2024 Philippine equities: A year of volatility
Philippine stocks ended 2024 virtually unchanged. The Philippine Stock Exchange Index (PSEi) closed at 6,528.79 last Dec. 27, only up by 1.2 percent for the year. The flat performance masked a year of high volatility driven by Fed policy shifts, geopolitical tensions, and a market-moving US election.
A Roller-coaster ride
Early rally. The PSEi rose to 7,070 on April 2 from 6,450 at end-2023. The Federal Reserve’s rate hike pause and projected cuts for 2024, plus strong US growth and AI momentum, fueled the broadening rally.
Midyear slump. The momentum reversed in April as Middle East tensions rattled markets. Iran’s attack on Israel using drones and missiles, and ongoing conflicts in Gaza, Lebanon, and Yemen, heightened risk aversion. The index hit its year-low of 6,158 in July.
Powell-led rebound. The market rallied from its July low after Fed Chair Jerome Powell signaled the Fed’s first rate cut. This pivot sparked gains across ASEAN markets, following US stocks higher. The PSEI broke past 7,000 resistance, hitting 7,602 in October.

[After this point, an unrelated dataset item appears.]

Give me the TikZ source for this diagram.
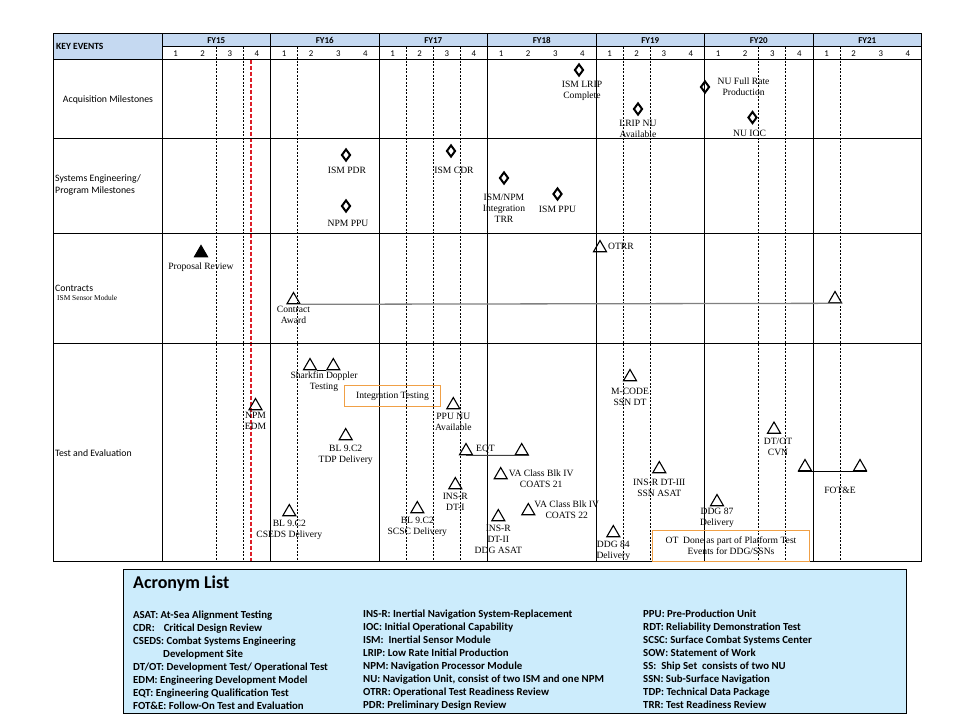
\documentclass[tikz,border=0pt]{standalone}
\usepackage{fontspec}
\setmainfont{Liberation Serif}
\newfontfamily\calfont{Carlito}
\usepackage{tikz}
\usetikzlibrary{shapes.geometric, positioning}
\definecolor{hdrblue}{RGB}{197,217,241}
\definecolor{acrblue}{RGB}{204,236,252}
\definecolor{boxorange}{RGB}{240,160,70}
\definecolor{nowred}{RGB}{220,30,40}

\begin{document}
\begin{tikzpicture}[x=1pt, y=-1pt,
    mile/.style={diamond, draw, line width=2pt, minimum width=9pt, minimum height=12pt, inner sep=0pt},
    evt/.style={regular polygon, regular polygon sides=3, draw, line width=1.1pt, minimum size=15pt, inner sep=0pt},
    evtfill/.style={evt, fill=black},
    lbl/.style={font=\fontsize{9.6}{11}\selectfont, align=center, inner sep=1pt},
    rowlbl/.style={font=\calfont\fontsize{9.8}{12}\selectfont, align=left, anchor=west, inner sep=0pt},
    hdr/.style={font=\calfont\bfseries\fontsize{9}{10}\selectfont, inner sep=0pt},
    qnum/.style={font=\calfont\fontsize{8.8}{10}\selectfont, inner sep=0pt, anchor=base},
    qline/.style={dash pattern=on 2pt off 1.5pt, line width=0.8pt},
    note/.style={draw=boxorange, line width=0.9pt, font=\fontsize{9.6}{11}\selectfont, align=center, inner sep=0pt},
    acr/.style={font=\calfont\bfseries\fontsize{10.8}{12.9}\selectfont, align=left, anchor=north west, inner sep=0pt},
    bar/.style={line width=0.9pt}]
  \useasboundingbox (0,0) rectangle (960,720);
  % table
  \fill[hdrblue] (53,33) rectangle (921.5,46.5);
  \fill[hdrblue] (53,46.5) rectangle (162,59.5);
  \foreach \i/\q in {0/2,0/3,1/1,2/1,2/2,2/3,4/1,4/2,5/2,5/3,6/1}
    \draw[qline] (162+108.5*\i+27.125*\q,46.5) -- (162+108.5*\i+27.125*\q,561.5);
  \draw[nowred, line width=1.3pt, dash pattern=on 4pt off 2pt] (251,59.5) -- (251,561.5);
  \draw[bar] (53,33) rectangle (921.5,561.5);
  \draw[bar] (162,46.5) -- (921.5,46.5);
  \foreach \y in {59.5,138.5,233,343}
    \draw[bar] (53,\y) -- (921.5,\y);
  \foreach \i in {0,...,6}
    \draw[bar] (162+108.5*\i,33) -- (162+108.5*\i,561.5);
  \foreach \fy [count=\i from 0] in {15,...,21}{
    \node[hdr, anchor=base] (fy\fy) at (216.25+108.5*\i,43) {FY\fy};
    \foreach \q in {1,...,4}
      \node[qnum] (q\fy\q) at (148.44+108.5*\i+27.125*\q,56) {\q};
  }
  % row labels
  \node[hdr, font=\calfont\bfseries\fontsize{9.5}{11}\selectfont, anchor=west] (keyev) at (56,46) {KEY EVENTS};
  \node[rowlbl, anchor=center] (acq) at (108,100) {Acquisition Milestones};
  \node[rowlbl] (sys) at (55,185) {Systems Engineering/\\Program Milestones};
  \node[rowlbl] (con) at (55,288) {Contracts};
  \node[anchor=west, inner sep=0pt, font=\fontsize{7.4}{9}\selectfont] (conism) at (57,298) {ISM Sensor Module};
  \node[rowlbl] (tne) at (55,453) {Test and Evaluation};

  % acquisition milestones
  \node[mile] (lripc) at (579,70) {};
  \node[lbl, below=3pt of lripc, xshift=3pt] (lripcl) {ISM LRIP\\Complete};
  \node[mile] (nufrp) at (705,87) {};
  \node[lbl, right=6pt of nufrp] (nufrpl) {NU Full Rate\\Production};
  \node[mile] (lripnu) at (638,109) {};
  \node[lbl, below=3pt of lripnu] (lripnul) {LRIP NU\\Available};
  \node[mile] (nuioc) at (752.5,117.5) {};
  \node[lbl, below=4pt of nuioc, xshift=-3pt] (nuiocl) {NU IOC};

  % systems engineering / program milestones
  \node[mile] (ismpdr) at (346,155) {};
  \node[lbl, below=4pt of ismpdr, xshift=1pt] (ismpdrl) {ISM PDR};
  \node[mile] (npmppu) at (346,206) {};
  \node[lbl, below=6pt of npmppu, xshift=2pt] (npmppul) {NPM PPU};
  \node[mile] (ismcdr) at (451,151) {};
  \node[lbl, below=8pt of ismcdr, xshift=3pt] (ismcdrl) {ISM CDR};
  \node[mile] (ismtrr) at (504,178) {};
  \node[lbl, below=8pt of ismtrr] (ismtrrl) {ISM/NPM\\Integration\\TRR};
  \node[mile] (ismppu) at (557.5,194) {};
  \node[lbl, below=4pt of ismppu] (ismppul) {ISM PPU};

  % contracts
  \node[evtfill] (proprev) at (201,253) {};
  \node[lbl, below=4pt of proprev] (proprevl) {Proposal Review};
  \node[evt] (cawd) at (293.5,300) {};
  \node[lbl, below=1pt of cawd] (cawdl) {Contract\\Award};
  \node[evt] (otrr) at (600,248) {};
  \node[lbl, right=2pt of otrr, yshift=2pt] (otrrl) {OTRR};
  \node[evt] (cend) at (835,299) {};
  \draw[gray, line width=1.3pt] (cawd.corner 3) -- (cend.corner 3);

  % test and evaluation
  \node[evt] (shk1) at (310,366) {};
  \node[evt] (shk2) at (333.3,366) {};
  \draw[line width=0.9pt] (shk1.corner 3) -- (shk2.corner 2);
  \node[lbl, anchor=north] (shkl) at (324,371) {Sharkfin Doppler\\Testing};
  \node[note, minimum width=96pt, minimum height=21pt] (inttest) at (392.5,396) {Integration Testing};
  \node[evt] (npmedm) at (255.5,406) {};
  \node[lbl, below=1pt of npmedm] (npmedml) {NPM\\EDM};
  \node[evt] (tdp) at (345.7,436) {};
  \node[lbl, below=4pt of tdp] (tdpl) {BL 9.C2\\TDP Delivery};
  \node[evt] (ppunu) at (453.3,405) {};
  \node[lbl, below=3pt of ppunu] (ppunul) {PPU NU\\Available};
  \node[evt] (eqt1) at (466,451) {};
  \node[evt] (eqt2) at (521.7,451) {};
  \draw[darkgray, line width=0.9pt] (eqt1.south) -- (eqt2.corner 3);
  \node[lbl, right=4pt of eqt1, yshift=2pt] (eqtl) {EQT};
  \node[evt] (insdt1) at (455.3,485) {};
  \node[lbl, below=2.5pt of insdt1] (insdt1l) {INS-R\\DT-I};
  \node[evt] (cseds) at (289.3,512) {};
  \node[lbl, below=3pt of cseds] (csedsl) {BL 9.C2\\CSEDS Delivery};
  \node[evt] (scsc) at (417.3,509) {};
  \node[lbl, below=3pt of scsc] (scscl) {BL 9.C2\\SCSC Delivery};
  \node[evt] (insdt2) at (498.3,517) {};
  \node[lbl, below=3pt of insdt2] (insdt2l) {INS-R\\DT-II\\DDG ASAT};
  \node[evt] (va21) at (500.7,475) {};
  \node[lbl, right=2pt of va21, yshift=-4pt] (va21l) {VA Class Blk IV\\COATS 21};
  \node[evt] (va22) at (528.3,511) {};
  \node[lbl, right=0pt of va22, yshift=1pt] (va22l) {VA Class Blk IV\\COATS 22};
  \node[evt] (mcode) at (630,377) {};
  \node[lbl, below=6pt of mcode] (mcodel) {M-CODE\\SSN DT};
  \node[evt] (dtot) at (774,429.5) {};
  \node[lbl, below=3pt of dtot, xshift=4pt] (dtotl) {DT/OT\\CVN};
  \node[evt] (insdt3) at (659.3,469) {};
  \node[lbl, below=5pt of insdt3] (insdt3l) {INS-R DT-III\\SSN ASAT};
  \node[evt] (ddg87) at (717,502) {};
  \node[lbl, below=1pt of ddg87] (ddg87l) {DDG 87\\Delivery};
  \node[evt] (ddg84) at (613.3,533) {};
  \node[lbl, below=2.5pt of ddg84] (ddg84l) {DDG 84\\Delivery};
  \node[note, minimum width=157pt, minimum height=31pt] (otbox) at (731,546) {OT\ \ Done as part of Platform Test\\Events for DDG/SSNs};
  \node[evt] (fot1) at (805,467) {};
  \node[evt] (fot2) at (860,467) {};
  \draw[line width=0.9pt] (fot1.corner 2) -- (fot2.corner 3);
  \node[lbl] (fotl) at (840,490) {FOT\&E};

  % acronym list
  \node[draw, line width=1pt, fill=acrblue, minimum width=783pt, minimum height=144pt, anchor=north west, inner sep=0pt] (acrbox) at (123,569) {};
  \node[font=\calfont\bfseries\fontsize{18}{20}\selectfont, anchor=west, inner sep=0pt] (acrtitle) at (133,584) {Acronym List};
  \node[acr] (acr1) at (133,611) {ASAT: At-Sea Alignment Testing\\CDR:\hspace{9pt}Critical Design Review\\CSEDS: Combat Systems Engineering\\\hspace*{30pt}Development Site\\DT/OT: Development Test/ Operational Test\\EDM: Engineering Development Model\\EQT: Engineering Qualification Test\\FOT\&E: Follow-On Test and Evaluation};
  \node[acr] (acr2) at (363,610) {INS-R: Inertial Navigation System-Replacement\\IOC: Initial Operational Capability\\ISM:\ \ Inertial Sensor Module\\LRIP: Low Rate Initial Production\\NPM: Navigation Processor Module\\NU: Navigation Unit, consist of two ISM and one NPM\\OTRR: Operational Test Readiness Review\\PDR: Preliminary Design Review};
  \node[acr] (acr3) at (643,610) {PPU: Pre-Production Unit\\RDT: Reliability Demonstration Test\\SCSC: Surface Combat Systems Center\\SOW: Statement of Work\\SS:\ \ Ship Set\ \ consists of two NU\\SSN: Sub-Surface Navigation\\TDP: Technical Data Package\\TRR: Test Readiness Review};
\end{tikzpicture}
\end{document}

Trump shock. The rally ended after Trump’s victory, with the index falling to 6,528 to end the year, down over 1,000 points from its peak. Global investors shifted to US assets on Trump’s agenda, while his proposed trade policies sparked an outflow from emerging markets including the Philippines.
Monetary policy and peso
Philippine benchmark interest rates peaked at 6.5 percent this year before the BSP began its easing stance. The BSP delivered three consecutive quarter-point rate cuts during its August, October and December Monetary Board meetings, bringing the key rate down to 5.75 percent. Meanwhile, the peso weakened against the US dollar to close at 57.86, down 5.97 percent for the year, mirroring the US dollar index’s 5.61 percent gain. The crucial support level at 59 held as the peso bounced back.
Foreign fund outflows
Overseas investors have pulled out about P12.9 billion from Philippine stocks this year through December. Bulk of the outflows came after Trump’s election with net foreign selling amounting to P20.5 billion in November and P6.1 billion in December. The strong dollar is attracting global fund managers, shifting funds out of EM and into US equities.
PSEi leaders
Among index issues, Converge ICT Solutions Inc. emerged as the best performer in 2024, surging 92.6 percent on the back of a strong earnings rebound. The company resolved its receivable impairment issues, recalibrated postpaid plans, and grew enterprise services.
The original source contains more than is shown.